The Silver Service really drag people out for making noise. Yes, yes, I don't think you're making the case for democracy connecting. I think I think you're finding yourself in all.
Right, Well, John, we're not perfect understood.
I'm starting to get that sense. How does the the Commission regain its footing or is it out of the barn?
And that's the end you say this, as I said, we were. We were started so that we could provide the middle down the middle for the public. If these two candidates.
Clowns, no, well you know I started with that and switched.
But if they're successful, if they do this and it works out, and so that people sitting at home and watching on television have have learned something, we'll salute them. We'll salute them now. Whether that doesn't mean we're not ever going to come back. But if they crash, which they may still, because a lot of things have to be figure, we're going to be there. We're going to be there until we know for sure.
What be there to pick up the pieces. This is one of the situations where you say to the debate, people will be there when you fall, and I.
Remember that, yes, you will fall.
All right, frank fur cop, ladies and gentlemen, we're gonna take this for a break.
So Vice President Kamala Harris has been out on the campaign trail, which is very refreshing. For a long time, it felt like the White House was hiding her, possibly because whenever she speaks, it's mostly an unintelligible word salad. But it turns out that's all on purpose.

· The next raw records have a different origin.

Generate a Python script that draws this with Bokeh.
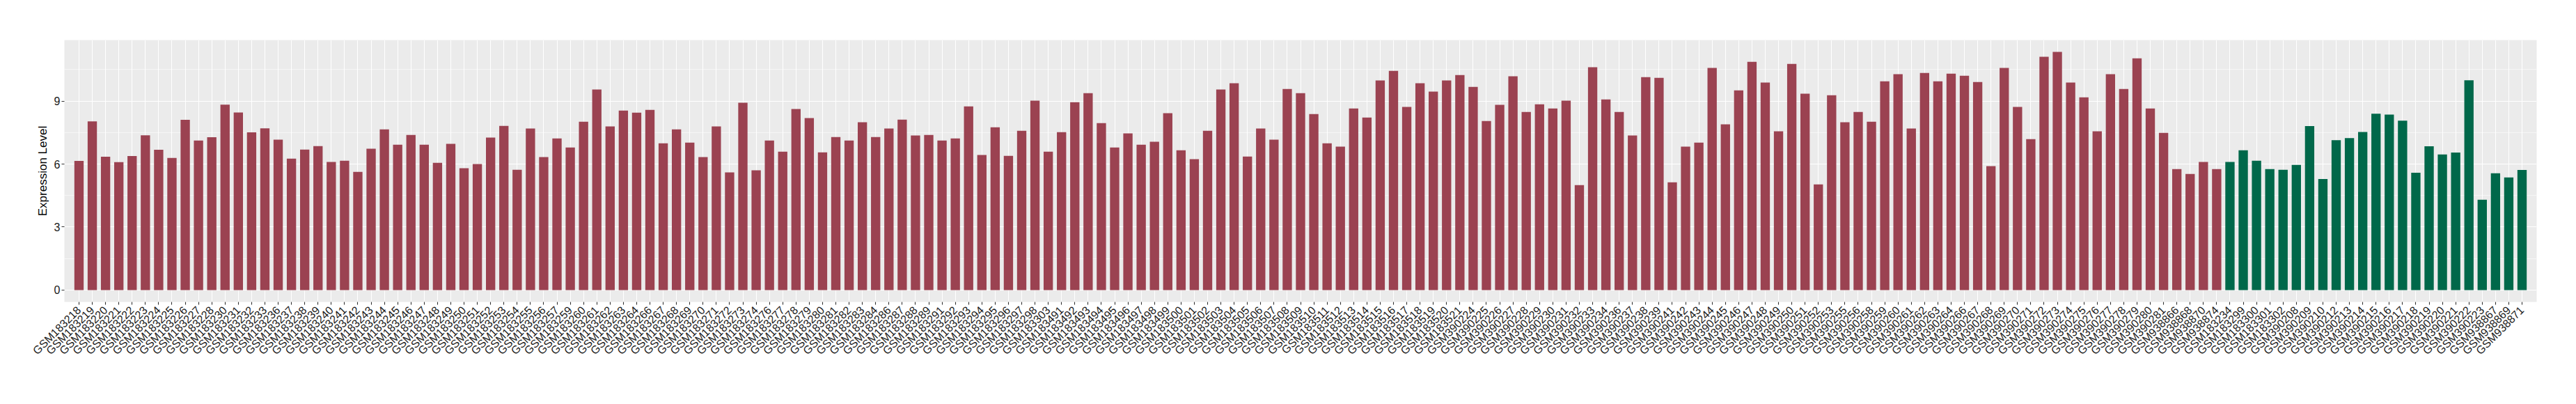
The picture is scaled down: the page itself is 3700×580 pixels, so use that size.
import math
from bokeh.plotting import figure
from bokeh.models import ColumnDataSource, FactorRange, Range1d, FixedTicker
from bokeh.embed import file_html
from bokeh.resources import INLINE

red_samples = (
    ["GSM1832%d" % n for n in [18, 19, 20, 21, 22, 23, 24, 25, 26, 27, 28, 30, 31, 32, 33, 36]]
    + ["GSM1832%d" % n for n in range(37, 56)]
    + ["GSM1832%d" % n for n in [56, 57, 59, 60, 61, 62, 63, 64, 66, 67, 68, 69, 70, 71, 72, 73, 74, 76, 77]]
    + ["GSM1832%d" % n for n in [78, 79, 80, 81, 82, 83, 84, 86, 87, 88, 89, 91, 92, 93, 94, 95, 96, 97, 98]]
    + ["GSM183303"]
    + ["GSM183%d" % n for n in range(491, 522)]
    + ["GSM390%d" % n for n in range(224, 230)]
    + ["GSM390%d" % n for n in [230, 231, 232, 233, 234, 236, 237, 238, 239, 241, 242, 243, 244, 245, 246, 247, 248, 249, 250]]
    + ["GSM390%d" % n for n in [251, 252, 253, 255, 256, 258, 259, 260, 261, 262, 263, 264, 266, 267, 268, 269, 270, 271, 272]]
    + ["GSM390%d" % n for n in range(273, 282)]
    + ["GSM938866", "GSM938868", "GSM938870", "GSM938874"]
)

red_values = [
    6.15, 8.03, 6.35, 6.09, 6.38, 7.37, 6.68, 6.29, 8.11, 7.12, 7.28, 8.83, 8.46, 7.51, 7.70, 7.16,
    6.26, 6.69, 6.86, 6.10, 6.16, 5.63, 6.73, 7.65, 6.92, 7.39, 6.92, 6.06, 6.96, 5.80, 6.00, 7.26, 7.82, 5.73, 7.69,
    6.33, 7.22, 6.79, 8.02, 9.55, 7.79, 8.55, 8.45, 8.58, 6.99, 7.65, 7.02, 6.33, 7.79, 5.60, 8.92, 5.70, 7.12, 6.59,
    8.62, 8.19, 6.56, 7.29, 7.12, 7.99, 7.29, 7.69, 8.12, 7.36, 7.39, 7.12, 7.22, 8.75, 6.43, 7.75, 6.39, 7.59, 9.02,
    6.59,
    7.52, 8.95, 9.38, 7.95, 6.79, 7.46, 6.92, 7.06, 8.42, 6.66, 6.23, 7.59, 9.55, 9.85, 6.36, 7.69, 7.16, 9.58,
    9.38, 8.38, 6.99, 6.83, 8.65, 8.22, 9.98, 10.44, 8.72, 9.85, 9.45, 9.98, 10.24,
    9.68, 8.05, 8.82, 10.18, 8.48, 8.85,
    8.65, 9.02, 5.00, 10.61, 9.08, 8.48, 7.36, 10.14, 10.11, 5.13, 6.83, 7.02, 10.58, 7.89, 9.51, 10.87, 9.88, 7.56, 10.77,
    9.35, 5.03, 9.28, 7.99, 8.48, 8.02, 9.94, 10.28, 7.69, 10.34, 9.94, 10.31, 10.21, 9.91, 5.90, 10.58, 8.72, 7.19, 11.11,
    11.34, 9.88, 9.18, 7.56, 10.28, 9.58, 11.04, 8.65, 7.49,
    5.76, 5.53, 6.10, 5.76,
]

green_samples = (
    ["GSM183234", "GSM183299", "GSM183300", "GSM183301", "GSM183302"]
    + ["GSM390%d" % n for n in [208, 209, 210, 212, 213, 214, 215, 216, 217, 218, 219, 220, 221, 222, 223]]
    + ["GSM938867", "GSM938869", "GSM938871"]
)

green_values = [
    6.10, 6.66, 6.16, 5.76, 5.73,
    5.96, 7.81, 5.29, 7.14, 7.24, 7.53, 8.40, 8.36, 8.07, 5.59, 6.85, 6.46, 6.55, 9.99, 4.30,
    5.56, 5.36, 5.72,
]

group_colors = {"red": "#9B4251", "green": "#00684A"}

y_ticks = [0, 3, 6, 9]
y_minor = [1.5, 4.5, 7.5, 10.5]

samples = red_samples + green_samples
values = red_values + green_values
colors = [group_colors["red"]] * len(red_samples) + [group_colors["green"]] * len(green_samples)

src = ColumnDataSource(dict(x=samples, top=values, color=colors))

ymax = max(values)
pad = ymax * 0.05

p = figure(
    x_range=FactorRange(factors=samples, range_padding=0.6, range_padding_units="absolute"),
    y_range=Range1d(-pad, ymax + pad),
    width=3700, height=580,
    min_border_left=92, min_border_right=57, min_border_top=57, min_border_bottom=147,
    output_backend="svg", toolbar_location=None, title=None,
    background_fill_color="#EBEBEB", border_fill_color="white",
)
p.outline_line_color = None

p.vbar(x="x", top="top", bottom=0, width=0.7, color="color", line_color=None, source=src)

font = "Liberation Sans"
label_color = "#1A1A1A"

p.yaxis.ticker = FixedTicker(ticks=y_ticks, minor_ticks=y_minor)
p.ygrid.grid_line_color = "white"
p.ygrid.grid_line_width = 1.1
p.ygrid.minor_grid_line_color = "white"
p.ygrid.minor_grid_line_width = 0.55
p.xgrid.grid_line_color = "white"
p.xgrid.grid_line_width = 1.1

for ax in (p.xaxis, p.yaxis):
    ax.axis_line_color = None
    ax.major_tick_line_color = "#333333"
    ax.major_tick_line_width = 1.1
    ax.major_tick_out = 4
    ax.major_tick_in = 0
    ax.minor_tick_line_color = None
    ax.major_label_text_color = label_color
    ax.major_label_text_font = font
    ax.major_label_text_font_size = "16px"

p.yaxis.major_label_standoff = 2
p.xaxis.major_label_standoff = 5
p.xaxis.major_label_orientation = math.pi / 4
p.yaxis.axis_label = "Expression Level"
p.yaxis.axis_label_text_font = font
p.yaxis.axis_label_text_font_size = "17px"
p.yaxis.axis_label_text_font_style = "normal"
p.yaxis.axis_label_text_color = "black"
p.yaxis.axis_label_standoff = 4

open("out.html", "w").write(file_html(p, INLINE))
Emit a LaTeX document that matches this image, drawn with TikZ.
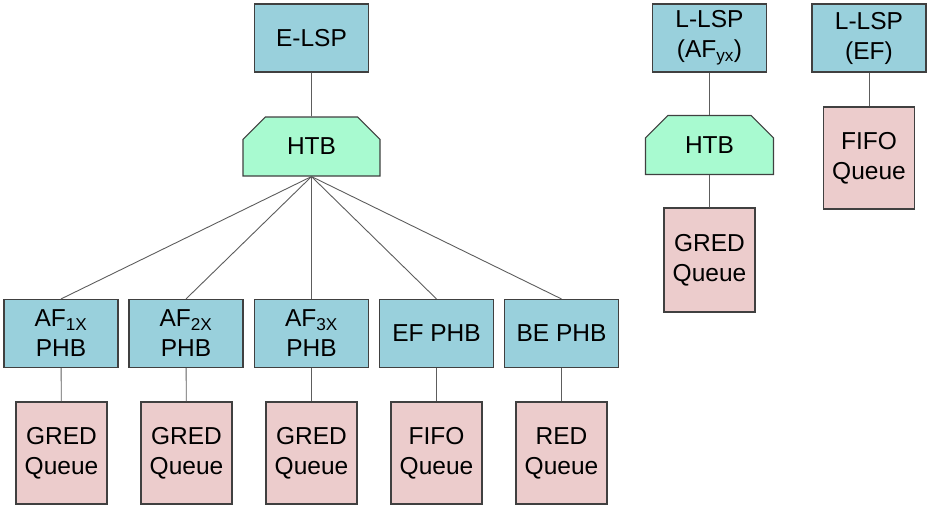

Talking about the significance of the passage of time, right, the significance of the passage of time. So when you think about it, there is great significance to the passage of time. It seems like maybe it's a small issue.
It's a big issue. You need to get to go and need to be able to get where you need to go to do the work and get home. And it is time for us to do what we have been doing in that time is every day.
Every day.
It is time for us to agree that.
She's come so far since our first session. My name is Dahlia Rose Hibiscus and I am Vice President Kamala Harris's holistic thought advisor. What is a holistic thought advisor. It's holistic, yes, and I am advising. And what do we mean when we say that? It means that I am the one by whom the thoughts are being advised from a place of advisement and then, once advised, communicated holistically. What mm hmm you get up? I lead the Vice President on not so much sentences as idea voyages.
You think you just fell out of a coconut tree. You exist in the context of all in which you live and what came before you.
It's a process I call speaking without thinking. It's not about the destination of the thought. It's about the journey and how many words you use to describe the journey.
That's on top of everything else that we know and don't know yet based on what we've just been able to see. And because we've seen it or not doesn't mean it hasn't happened.
Whenever the Vice President gets a speech from her staff, the first thing I do is cut out all the words individually, and then I take those words to my word cave. That's where I wait to learn what order the universe wants them to be in. Words have vibrations, the feeling they give you is so much more powerful than what they need.
We have the ability to see what can be unburdened by what has been, and then to make the possible actually happen.
I hear the counter arguments all the time. People should be able to understand what their leaders are saying when they talk. But I prefer to leave Kamalist thoughts open to interpretation, like a work of modern art that you look at and go, I wonder what that was all about.
See the moment in time in which we exist and are present, and to be able to contextualize it, to understand where we exist in the history and in the moment as it relates not only to the past but the future.